Housing woes, corruption and income gaps continued to top the list of concerns in nationwide polls every February since the 2008 crisis.Critics heaped derisory labels like China's "best actor" on Mr Wen for pretending to care while doing little.

True, analysts acknowledge that problems like officials' greed and abuse of power are too rampant and deep-rooted for one man to take on. Some say Wen was also politically constrained from taking tough reforms by vested state interests and wealthy princeling families.

But many people - including myself - wished and believed he could have done more. There could have been more rules and checks on what projects local officials could use stimulus funds for, more credit access for private enterprises, and an earlier, stronger push for a nation-wide property tax.

Yet, while many have now become disenchanted with his reform promises, Wen has no doubt left an indelible mark on the PM job on another front.

One is hard-pressed to find another leader who has the personality of a "people's premier".
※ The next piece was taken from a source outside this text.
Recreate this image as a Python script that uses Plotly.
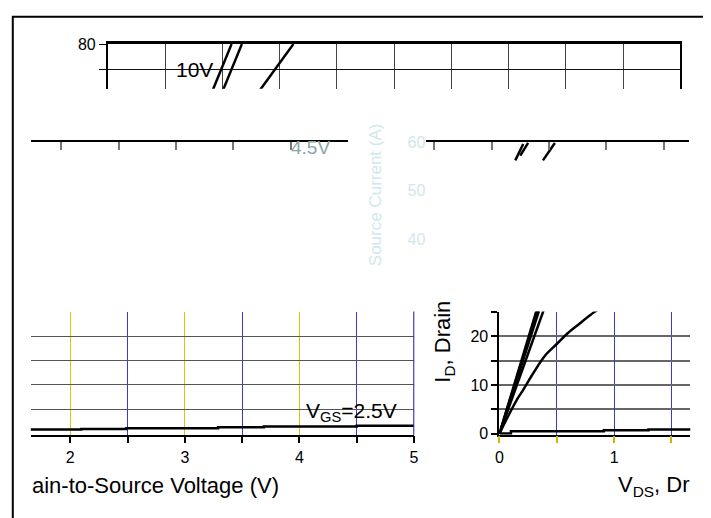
import plotly.graph_objects as go

W, H = 711, 518

# ---------------- data ----------------
# top strip (upper chart, high-current region)
top_y = [70, 80]
top_x_10v = [0.90, 1.08]
top_x_8v = [0.99, 1.17]
top_x_6v = [1.30, 1.62]

# middle-right fragments
mid_x_a = [0.707, 0.776]
mid_y_a = [56.2, 59.6]
mid_x_b = [0.750, 0.819]
mid_y_b = [57.2, 59.8]
mid_x_c = [0.948, 1.052]
mid_y_c = [56.2, 59.8]
mid_ticklabels = ["40", "50", "60"]
mid_tickvals = [40, 50, 60]

# output characteristics (V_DS, I_D)
vgs25_x = [0, 0.1, 0.91, 1.3, 2.095, 2.49, 3.29, 3.69, 4.5, 5.0]
vgs25_y = [0.05, 0.5, 0.7, 0.85, 0.95, 1.1, 1.3, 1.45, 1.65, 1.65]

steep_y = [0, 10, 20, 28]
steep_x1 = [0, 0.128, 0.256, 0.358]
steep_x2 = [0, 0.132, 0.264, 0.370]
steep_x3 = [0, 0.137, 0.274, 0.383]
steep_x4 = [0, 0.152, 0.304, 0.426]

v45_x = [0, 0.05, 0.1, 0.15, 0.207, 0.3, 0.397, 0.5, 0.595, 0.7, 0.83, 0.9]
v45_y = [0, 2.4, 4.7, 6.9, 9.0, 12.6, 16.0, 18.4, 20.6, 22.6, 25.0, 26.0]

FONT = "Liberation Sans, Arial, sans-serif"
GHOST = "#cfe8eb"
OFF = 8  # page offset of the plot inside the browser window


def px(x):
    return (x - OFF) / W


def py(y):
    return 1 - (y - OFF) / H


fig = go.Figure()
line = dict(color="black", width=2.5)

# chart A (top)
for xs in (top_x_10v, top_x_8v, top_x_6v):
    fig.add_trace(go.Scatter(x=xs, y=top_y, mode="lines", line=line,
                             xaxis="x", yaxis="y", hoverinfo="skip"))
# chart B-left (axis strip only, invisible trace)
fig.add_trace(go.Scatter(x=[0], y=[0], mode="markers", marker=dict(opacity=0),
                         xaxis="x4", yaxis="y4", hoverinfo="skip"))
# chart B-right fragments
for xs, ys in ((mid_x_a, mid_y_a), (mid_x_b, mid_y_b), (mid_x_c, mid_y_c)):
    fig.add_trace(go.Scatter(x=xs, y=ys, mode="lines", line=line,
                             xaxis="x5", yaxis="y5", hoverinfo="skip"))
# charts C and D share the same series
for xa, ya in (("x2", "y2"), ("x3", "y3")):
    fig.add_trace(go.Scatter(x=vgs25_x, y=vgs25_y, mode="lines", line=line,
                             line_shape="hv", xaxis=xa, yaxis=ya, hoverinfo="skip"))
    for xs in (steep_x1, steep_x2, steep_x3, steep_x4):
        fig.add_trace(go.Scatter(x=xs, y=steep_y, mode="lines", line=line,
                                 xaxis=xa, yaxis=ya, hoverinfo="skip"))
    fig.add_trace(go.Scatter(x=v45_x, y=v45_y, mode="lines", line=line,
                             line_shape="spline", xaxis=xa, yaxis=ya, hoverinfo="skip"))

tickfont = dict(family=FONT, size=16, color="black")

fig.update_layout(
    width=W, height=H,
    margin=dict(l=0, r=0, t=0, b=0),
    paper_bgcolor="white", plot_bgcolor="rgba(0,0,0,0)",
    showlegend=False,
    font=dict(family=FONT, color="black"),
    # ---- A ----
    xaxis=dict(domain=[px(105), px(684)], range=[0, 5], anchor="y", side="top",
               showline=True, linecolor="black", linewidth=2.5,
               showticklabels=False, ticks="", dtick=0.5, tick0=0,
               showgrid=True, gridcolor="#444", gridwidth=1.2, zeroline=False),
    yaxis=dict(domain=[py(83), py(37)], range=[71.15, 80], anchor="x",
               showline=True, mirror=True, linecolor="black", linewidth=2,
               tickmode="array", tickvals=[75, 80], ticktext=[" ", "80"],
               ticks="outside", ticklen=7, tickcolor="black", tickfont=tickfont,
               showgrid=True, gridcolor="#111", gridwidth=1.2, zeroline=False),
    # ---- C ----
    xaxis2=dict(domain=[px(27), px(415)], range=[1.655, 5.004], anchor="y2",
                showline=True, linecolor="black", linewidth=1.5,
                tickmode="linear", tick0=0, dtick=1, tickfont=tickfont,
                ticks="outside", ticklen=7, tickwidth=2, tickcolor="black",
                showgrid=True, gridcolor="#d8c800", gridwidth=1.3, zeroline=False,
                minor=dict(tickmode="linear", tick0=0, dtick=0.5, ticks="outside",
                           ticklen=7, tickwidth=2, tickcolor="black", showgrid=True,
                           gridcolor="#3a3ad0", gridwidth=1.2)),
    yaxis2=dict(domain=[py(440), py(313)], range=[-0.2, 25.05], anchor="x2",
                showline=False, showticklabels=False, ticks="",
                tickmode="linear", tick0=0, dtick=5,
                showgrid=True, gridcolor="#555", gridwidth=1.2,
                zeroline=True, zerolinecolor="black", zerolinewidth=1.5),
    # ---- D ----
    xaxis3=dict(domain=[px(501), px(694)], range=[0, 1.664], anchor="y3",
                showline=True, linecolor="black", linewidth=1.5,
                tickmode="linear", tick0=0, dtick=1, tickfont=tickfont,
                ticks="outside", ticklen=7, tickwidth=2, tickcolor="#c8b800",
                showgrid=True, gridcolor="#3a3ad0", gridwidth=1.2, zeroline=False,
                minor=dict(tickmode="linear", tick0=0, dtick=0.5, ticks="outside",
                           ticklen=7, tickwidth=2, tickcolor="#c8b800", showgrid=True,
                           gridcolor="#3a3ad0", gridwidth=1.2)),
    yaxis3=dict(domain=[py(440), py(313)], range=[-0.2, 25.05], anchor="x3",
                showline=True, linecolor="black", linewidth=2,
                tickmode="linear", tick0=0, dtick=10, tickfont=tickfont,
                ticks="outside", ticklen=6, tickwidth=1.5, tickcolor="black",
                showgrid=True, gridcolor="#666", gridwidth=1.5,
                zeroline=True, zerolinecolor="black", zerolinewidth=1.5,
                minor=dict(tickmode="linear", tick0=0, dtick=5, ticks="outside",
                           ticklen=6, tickwidth=1.5, tickcolor="black", showgrid=True,
                           gridcolor="#666", gridwidth=1.5)),
    # ---- B-left strip ----
    xaxis4=dict(domain=[px(27), px(348)], range=[-0.267, 2.5], anchor="y4", side="top",
                showline=True, linecolor="black", linewidth=1.5,
                tickmode="linear", tick0=0, dtick=0.5, ticks="inside", ticklen=8,
                tickwidth=1.5, tickcolor="#777", showticklabels=False,
                showgrid=False, zeroline=False),
    yaxis4=dict(domain=[py(160), py(138)], range=[0, 1], anchor="x4",
                visible=False),
    # ---- B-right ----
    xaxis5=dict(domain=[px(427), px(693)], range=[-0.069, 2.224], anchor="y5", side="top",
                showline=True, linecolor="black", linewidth=1.5,
                tickmode="linear", tick0=0, dtick=0.5, ticks="inside", ticklen=8,
                tickwidth=1.5, tickcolor="#777", showticklabels=False,
                showgrid=False, zeroline=False),
    yaxis5=dict(domain=[py(290), py(138)], range=[29.6, 60], anchor="x5",
                showline=False, tickmode="array", tickvals=mid_tickvals,
                ticktext=mid_ticklabels, ticks="", showgrid=False, zeroline=False,
                tickfont=dict(family=FONT, size=16, color=GHOST)),
)

# right edge of chart C is drawn blue rather than yellow
fig.add_shape(type="line", xref="x2", yref="y2 domain", x0=5, x1=5, y0=0, y1=1,
              line=dict(color="#2a2ab0", width=1.5))

# outer frame (left and top edges of the page)
fig.add_shape(type="line", xref="paper", yref="paper",
              x0=0.8 / W, x1=0.8 / W, y0=0, y1=1,
              line=dict(color="black", width=2))
fig.add_shape(type="line", xref="paper", yref="paper",
              x0=0, x1=1, y0=1 - 0.8 / H, y1=1 - 0.8 / H,
              line=dict(color="black", width=2))


def ann(text, x, y, size=20, color="black", xanchor="left", angle=0):
    fig.add_annotation(text=text, xref="paper", yref="paper", x=px(x), y=py(y),
                       xanchor=xanchor, yanchor="middle", showarrow=False,
                       textangle=angle, font=dict(family=FONT, size=size, color=color))


ann("10V", 172, 63, size=21)
ann("V<sub>GS</sub>=2.5V", 303, 417, size=21)
ann("ain-to-Source Voltage (V)", 26, 492, size=22)
ann("V<sub>DS</sub>, Dr", 619, 493, size=22)
ann("I<sub>D</sub>, Drain", 445, 344, size=22, xanchor="center", angle=-90)
ann("4.5V", 288, 144, size=19, color="#8aa6aa")
ann("Source Current (A)", 375, 192, size=17, color=GHOST, xanchor="center", angle=-90)

fig.write_html("out.html")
Six months after becoming Premier in 2003, Wen was photographed holding an umbrella and trudging through rain-drenched yellow earth in workman's boots to meet flood victims in western Shaanxi province. Over the years, he almost unfailingly visited other disaster areas to meet victims.

Even if all this was a public relations act, it was a hard one to sustain so consistently for so long.

Up till his last days in office, Wen continued to go into the streets to talk to ordinary folk about their welfare.

Despite a mixed report card, Wen has succeeded in reaching out to the masses and, in the process, become China's most recognisable and personable leader in the past decade.

Incoming Premier Li Keqiang is well respected for his detailed perusal of policy papers to devise better plans for China's future.

But when it comes to qin ming, or being close to the people, it may not be easy for him to fill his predecessor's mud-caked boots.